Instructions to follow: Print the entries below exactly as they appear, from the first line up to and including the line with "import seaborn as sns". Do not print any pictures.

START Information provided

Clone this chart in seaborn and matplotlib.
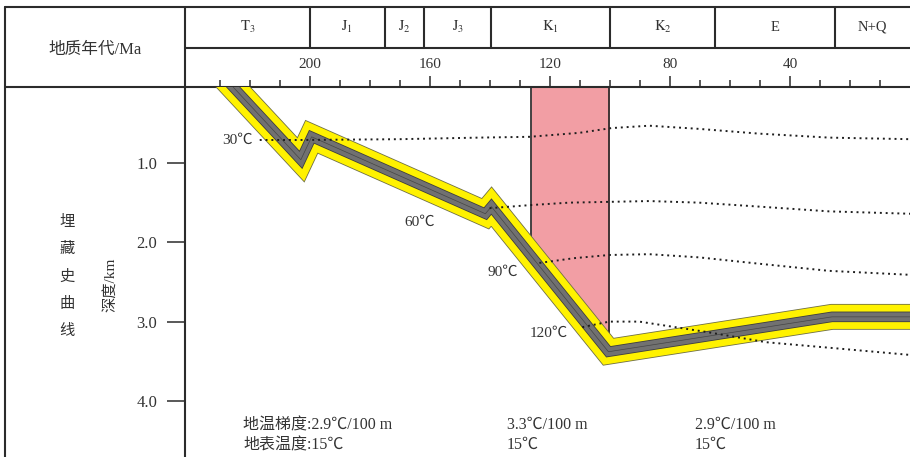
import numpy as np
import pandas as pd
import matplotlib
matplotlib.use("Agg")
import matplotlib.pyplot as plt
from matplotlib.lines import Line2D
from matplotlib.ticker import FormatStrFormatter
import seaborn as sns

# ---------------- data ----------------
# burial path of the reservoir strata: age (Ma) vs burial depth (km)
burial_age = [226.6, 203.0, 199.4, 141.5, 139.5, 100.5, 26.0, 0.0]
burial_depth = [0.00, 0.96, 0.67, 1.64, 1.55, 3.38, 2.94, 2.94]

# isotherms (age in Ma, depth in km)
iso30_age = [216.7, 203.3, 170.1, 143.5, 126.8, 110.2, 99.5, 86.9, 70.3, 50.3, 27.0, 0.0]
iso30_depth = [0.71, 0.71, 0.70, 0.68, 0.67, 0.62, 0.56, 0.53, 0.57, 0.63, 0.68, 0.70]
iso60_age = [140.1, 126.2, 113.5, 100.2, 86.9, 70.3, 50.3, 27.0, 0.0]
iso60_depth = [1.57, 1.53, 1.50, 1.49, 1.48, 1.50, 1.55, 1.61, 1.64]
iso90_age = [123.5, 111.9, 100.2, 86.9, 70.3, 50.3, 27.0, 0.0]
iso90_depth = [2.26, 2.20, 2.16, 2.15, 2.19, 2.27, 2.36, 2.41]
iso120_age = [109.2, 100.2, 90.2, 67.9, 47.9, 23.7, 0.0]
iso120_depth = [3.07, 3.00, 3.00, 3.13, 3.26, 3.34, 3.42]
iso_labels = ["30℃", "60℃", "90℃", "120℃"]

# stratigraphic periods and their boundaries (Ma)
period_names = [r"$\mathrm{T}_3$", r"$\mathrm{J}_1$", r"$\mathrm{J}_2$", r"$\mathrm{J}_3$",
                r"$\mathrm{K}_1$", r"$\mathrm{K}_2$", "E", "N+Q"]
period_bounds = [241.6, 200, 175, 162, 139.5, 100, 65, 25, 0]

age_ticks = [200, 160, 120, 80, 40]
age_minor = [a for a in range(10, 240, 10) if a not in age_ticks]
depth_ticks = [1.0, 2.0, 3.0, 4.0]

# high geothermal (heating) window, Ma
heat_start, heat_end = 126.2, 100.2

gradient_text = ["地温梯度:2.9℃/100 m", "3.3℃/100 m", "2.9℃/100 m"]
surface_text = ["地表温度:15℃", "15℃", "15℃"]

# ---------------- style ----------------
sns.set_theme(style="ticks")
plt.rcParams["font.family"] = ["Liberation Serif", "Noto Sans CJK SC"]
plt.rcParams["mathtext.fontset"] = "stix"

W, H = 910, 457
LINE = "#2b2b2b"
TXT = "#333333"


def fx(px):
    return px / W


def fy(py):
    return 1 - py / H


fig = plt.figure(figsize=(W / 100, H / 100), dpi=100)
ax = fig.add_axes([fx(185), 0, fx(910) - fx(185), fy(87)])
ax.set_xlim(241.6, 0)
ax.set_ylim(4.707, 0.042)

# heating window
wx = np.array([heat_start, 100.5, heat_end])
wy = np.interp(wx, burial_age[::-1], burial_depth[::-1])
ax.fill_between(wx, 0, wy, color="#f29ea4", lw=0, zorder=1)
for a in (heat_start, heat_end):
    d = np.interp(a, burial_age[::-1], burial_depth[::-1])
    ax.plot([a, a], [0, d], color="#222222", lw=1.2, zorder=2)

# burial band: outline, yellow body, grey core
burial = pd.DataFrame({"age": burial_age, "depth": burial_depth})
for col, lw, z in [("#6f6f45", 18.6, 3), ("#fff200", 17.4, 4),
                   ("#3e3e3e", 7.6, 5), ("#717171", 6.4, 6), ("#454545", 0.5, 6.5)]:
    sns.lineplot(data=burial, x="age", y="depth", sort=False, estimator=None,
                 color=col, lw=lw, solid_joinstyle="miter",
                 solid_capstyle="projecting", zorder=z, ax=ax)

# isotherms
for ages, depths in [(iso30_age, iso30_depth), (iso60_age, iso60_depth),
                     (iso90_age, iso90_depth), (iso120_age, iso120_depth)]:
    sns.lineplot(x=ages, y=depths, sort=False, estimator=None, color="#1e1e1e",
                 lw=1.4, linestyle=(0, (1.0, 2.0)), zorder=8, ax=ax)

ax.set_xlabel("")
ax.set_ylabel("")

# axes and ticks
for s in ("right", "bottom"):
    ax.spines[s].set_visible(False)
for s in ("left", "top"):
    ax.spines[s].set_color(LINE)
    ax.spines[s].set_linewidth(1.5)

ax.xaxis.set_ticks_position("top")
ax.set_xticks(age_ticks)
ax.set_xticks(age_minor, minor=True)
ax.tick_params(axis="x", which="major", direction="out", length=7.8, width=1.1,
               pad=3.5, labelsize=11, colors=LINE, labelcolor=TXT,
               top=True, bottom=False, labeltop=True, labelbottom=False)
ax.tick_params(axis="x", which="minor", direction="out", length=4.8, width=1.1,
               colors=LINE, top=True, bottom=False)
ax.set_yticks(depth_ticks)
ax.yaxis.set_major_formatter(FormatStrFormatter("%.1f"))
ax.tick_params(axis="y", direction="out", length=13, width=1.1, pad=7,
               labelsize=12, colors=LINE, labelcolor=TXT, left=True, right=False)

# header table
xt = ax.get_xaxis_transform()
top_y = (H - 7) / (H - 87)
row_y = (H - 48) / (H - 87)
for b in period_bounds[1:-1]:
    ax.plot([b, b], [row_y, top_y], transform=xt, color=LINE, lw=1.5, clip_on=False)
for name, a0, a1 in zip(period_names, period_bounds[:-1], period_bounds[1:]):
    ax.text((a0 + a1) / 2, (H - 27) / (H - 87), name, transform=xt,
            ha="center", va="center", fontsize=10.5, color=TXT)

for (x0, y0, x1, y1) in [(5, 7, 910, 7), (185, 48, 910, 48), (5, 87, 185, 87),
                         (5, 7, 5, 457), (185, 7, 185, 87)]:
    fig.add_artist(Line2D([fx(x0), fx(x1)], [fy(y0), fy(y1)], color=LINE, lw=1.5))

fig.text(fx(95), fy(50), "地质年代/Ma", ha="center", va="center", fontsize=12, color=TXT)

# left side titles
for ch, py in zip("埋藏史曲线", [222, 249, 277, 304, 331]):
    fig.text(fx(67), fy(py), ch, ha="center", va="center", fontsize=11, color=TXT)
fig.text(fx(110), fy(285), "深度/km", rotation=90, ha="center", va="center",
         fontsize=11, color=TXT)

# isotherm labels
for lab, (px, py) in zip(iso_labels, [(237, 140), (420, 222), (503, 272), (549, 333)]):
    fig.text(fx(px), fy(py), lab, ha="center", va="center", fontsize=11, color=TXT)

# geothermal notes
for g, s, px in zip(gradient_text, surface_text, [243, 507, 695]):
    fig.text(fx(px), fy(425), g, ha="left", va="center", fontsize=11.5, color=TXT)
    fig.text(fx(px), fy(445), s, ha="left", va="center", fontsize=11.5, color=TXT)

fig.savefig("out.png", dpi=100)
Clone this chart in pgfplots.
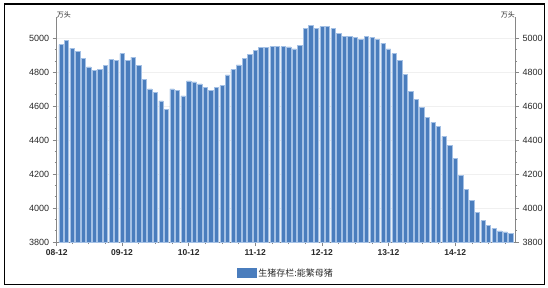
\documentclass[border=0pt]{standalone}
\usepackage{pgfplots}
\pgfplotsset{compat=1.18}
\usepackage{pgfplotstable}
\usepackage{fontspec}
\setmainfont{Liberation Sans}
\newfontfamily\cjk{Noto Sans CJK SC}
\definecolor{barblue}{RGB}{74,125,189}
\definecolor{baredge}{RGB}{165,193,229}
\definecolor{axgray}{RGB}{134,134,134}
\definecolor{txt}{RGB}{40,40,40}
\pgfplotstableread{
x y
1 4962
2 4988
3 4941
4 4921
5 4882
6 4831
7 4810
8 4818
9 4841
10 4876
11 4871
12 4910
13 4871
14 4888
15 4841
16 4759
17 4702
18 4682
19 4631
20 4582
21 4702
22 4692
23 4661
24 4749
25 4743
26 4731
27 4710
28 4694
29 4710
30 4721
31 4784
32 4815
33 4843
34 4880
35 4906
36 4927
37 4947
38 4947
39 4951
40 4951
41 4951
42 4949
43 4938
44 4959
45 5059
46 5074
47 5059
48 5068
49 5068
50 5056
51 5029
52 5009
53 5009
54 5005
55 4995
56 5010
57 5006
58 4995
59 4971
60 4938
61 4909
62 4868
63 4789
64 4687
65 4640
66 4595
67 4536
68 4504
69 4479
70 4422
71 4369
72 4292
73 4194
74 4112
75 4045
76 3975
77 3926
78 3900
79 3880
80 3865
81 3859
82 3851
}\sows
\begin{document}
\begin{tikzpicture}
\pgfplotsset{
  common/.style={
    at={(56.7pt,45pt)}, anchor=south west,
    scale only axis, width=458.3pt, height=225pt,
    xmin=0.23, xmax=82.77, ymin=3800, ymax=5125,
    ytick={3800,4000,4200,4400,4600,4800,5000},
    minor y tick num=2,
    tick align=outside,
    major tick length=4pt, minor tick length=2pt,
    axis line style={draw=axgray, line width=0.8pt},
    every tick/.style={draw=axgray, line width=0.7pt},
    /pgf/number format/assume math mode=true,
    /pgf/number format/1000 sep={},
    yticklabel style={font=\fontsize{9}{10}\selectfont, text=txt},
    clip=false,
  }
}
\begin{axis}[common,
    axis x line*=bottom, axis y line*=left,
    xtick={0.23,12,24,36,48,60,72},
    xticklabels={08-12,09-12,10-12,11-12,12-12,13-12,14-12},
    minor xtick={3,6,9,15,18,21,27,30,33,39,42,45,51,54,57,63,66,69,75,78,81},
    xticklabel style={font=\fontsize{8.5}{10}\selectfont\bfseries, text=txt},
    ymajorgrids, major grid style={draw=gray!12, line width=0.6pt},
    ybar, bar width=0.78, bar shift=0pt,
    legend style={at={(0.5,-0.138)}, anchor=center, draw=none, fill=none,
      font=\cjk\fontsize{9}{10}\selectfont, text=txt, inner sep=0pt},
    legend image code/.code={\draw[fill=barblue, draw=barblue] (0pt,-4.5pt) rectangle (19pt,4.5pt);},
]
\addplot[fill=barblue, draw=baredge, line width=0.5pt] table[x=x,y=y] {\sows};
\addlegendentry{生猪存栏:能繁母猪}
\node[anchor=south west, inner sep=0pt, yshift=-1pt, font=\cjk\fontsize{7}{8}\selectfont, text=txt] at (rel axis cs:0,1) {万头};
\end{axis}
\begin{axis}[common,
    axis x line=none, axis y line*=right,
]
\node[anchor=south east, inner sep=0pt, yshift=-1pt, font=\cjk\fontsize{7}{8}\selectfont, text=txt] at (rel axis cs:1,1) {万头};
\end{axis}
\draw[line width=1.2pt] (4.3pt,2.7pt) rectangle (544.7pt,283pt);
\pgfresetboundingbox
\path[use as bounding box] (0,0) rectangle (548pt,287pt);
\end{tikzpicture}
\end{document}
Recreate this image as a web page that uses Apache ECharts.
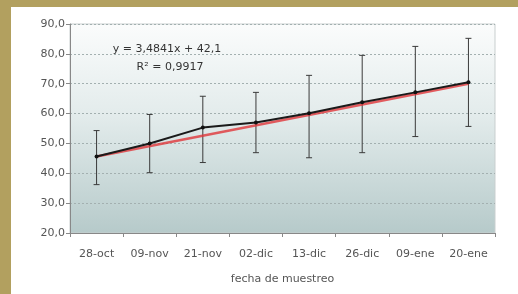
<!DOCTYPE html>
<html><head><meta charset="utf-8">
<script src="https://cdn.jsdelivr.net/npm/echarts@6/dist/echarts.min.js"></script>
<style>html,body{margin:0;padding:0;background:#fff}#c{width:518px;height:294px}</style>
</head><body><div id="c"></div>
<script>
const categories = ['28-oct','09-nov','21-nov','02-dic','13-dic','26-dic','09-ene','20-ene'];
const means = [45.6, 50.0, 55.3, 57.0, 60.1, 63.8, 67.1, 70.5];
const lows  = [36.2, 40.2, 43.6, 46.9, 45.2, 46.9, 52.3, 55.7];
const highs = [54.3, 59.7, 65.8, 67.1, 72.8, 79.5, 82.5, 85.2];
const trendEnds = [45.6, 70.0];
const yTicks = {min: 20, max: 90, interval: 10};
const eqLines = ['y = 3,4841x + 42,1', 'R² = 0,9917'];
const xTitle = 'fecha de muestreo';

const chart = echarts.init(document.getElementById('c'), null, {renderer: 'canvas'});
const font = 'DejaVu Sans';
const errData = categories.map((c, i) => [i, lows[i], highs[i]]);
chart.setOption({
  animation: false,
  backgroundColor: '#fff',
  grid: {
    left: 70, right: 23, top: 24, bottom: 61, show: true,
    borderColor: '#c9cfcf', borderWidth: 1,
    backgroundColor: {type: 'linear', x: 0, y: 0, x2: 0, y2: 1,
      colorStops: [{offset: 0, color: '#fbfcfc'}, {offset: 0.45, color: '#e2ebeb'}, {offset: 1, color: '#b6caca'}]}
  },
  xAxis: {
    type: 'category', data: categories, boundaryGap: true,
    axisLine: {lineStyle: {color: '#888', width: 1}},
    axisTick: {show: true, length: 4, lineStyle: {color: '#888'}},
    axisLabel: {color: '#555', fontFamily: font, fontSize: 11, margin: 16, interval: 0},
    name: xTitle, nameLocation: 'middle', nameGap: 41,
    nameTextStyle: {color: '#555', fontFamily: font, fontSize: 11}
  },
  yAxis: {
    type: 'value', min: yTicks.min, max: yTicks.max, interval: yTicks.interval,
    axisLine: {show: true, lineStyle: {color: '#888'}},
    axisTick: {show: true, length: 4, lineStyle: {color: '#888'}},
    axisLabel: {color: '#555', fontFamily: font, fontSize: 11, margin: 5,
      formatter: v => v.toFixed(1).replace('.', ',')},
    splitLine: {show: true, lineStyle: {color: '#a3b0b0', type: [2, 2], width: 1}}
  },
  graphic: [
    {type: 'rect', shape: {x: 0, y: 0, width: 11, height: 294}, style: {fill: '#b2a05f'}, z: 100},
    {type: 'rect', shape: {x: 0, y: 0, width: 518, height: 7}, style: {fill: '#b2a05f'}, z: 100},
    {type: 'text', x: 167, y: 49, style: {text: eqLines[0], fill: '#333', font: '11px "DejaVu Sans"', textAlign: 'center', textVerticalAlign: 'middle'}, z: 50},
    {type: 'text', x: 170, y: 67, style: {text: eqLines[1], fill: '#333', font: '11px "DejaVu Sans"', textAlign: 'center', textVerticalAlign: 'middle'}, z: 50}
  ],
  series: [
    {
      type: 'custom', z: 3,
      data: errData,
      encode: {x: 0, y: [1, 2]},
      renderItem: function (params, api) {
        const x = api.value(0);
        const lo = api.coord([x, api.value(1)]);
        const hi = api.coord([x, api.value(2)]);
        const w = 3;
        const st = {stroke: '#3a3a3a', lineWidth: 1};
        return {type: 'group', children: [
          {type: 'line', shape: {x1: lo[0], y1: lo[1], x2: hi[0], y2: hi[1]}, style: st},
          {type: 'line', shape: {x1: lo[0]-w, y1: lo[1], x2: lo[0]+w, y2: lo[1]}, style: st},
          {type: 'line', shape: {x1: hi[0]-w, y1: hi[1], x2: hi[0]+w, y2: hi[1]}, style: st}
        ]};
      }
    },
    {
      type: 'line', data: means, z: 5,
      symbol: 'circle', symbolSize: 4,
      itemStyle: {color: '#111'},
      lineStyle: {color: '#1a1a1a', width: 2},
      markLine: {
        silent: true, symbol: 'none', z: 4,
        lineStyle: {color: '#e0363a', width: 2.5, type: 'solid', opacity: 0.8},
        label: {show: false},
        data: [[{coord: [0, trendEnds[0]]}, {coord: [categories.length - 1, trendEnds[1]]}]]
      }
    }
  ]
});
</script></body></html>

END Information provided

Expected answer:
Clone this chart in seaborn and matplotlib.
import numpy as np
import pandas as pd
import matplotlib
matplotlib.use("Agg")
import matplotlib.pyplot as plt
from matplotlib.lines import Line2D
from matplotlib.ticker import FormatStrFormatter
import seaborn as sns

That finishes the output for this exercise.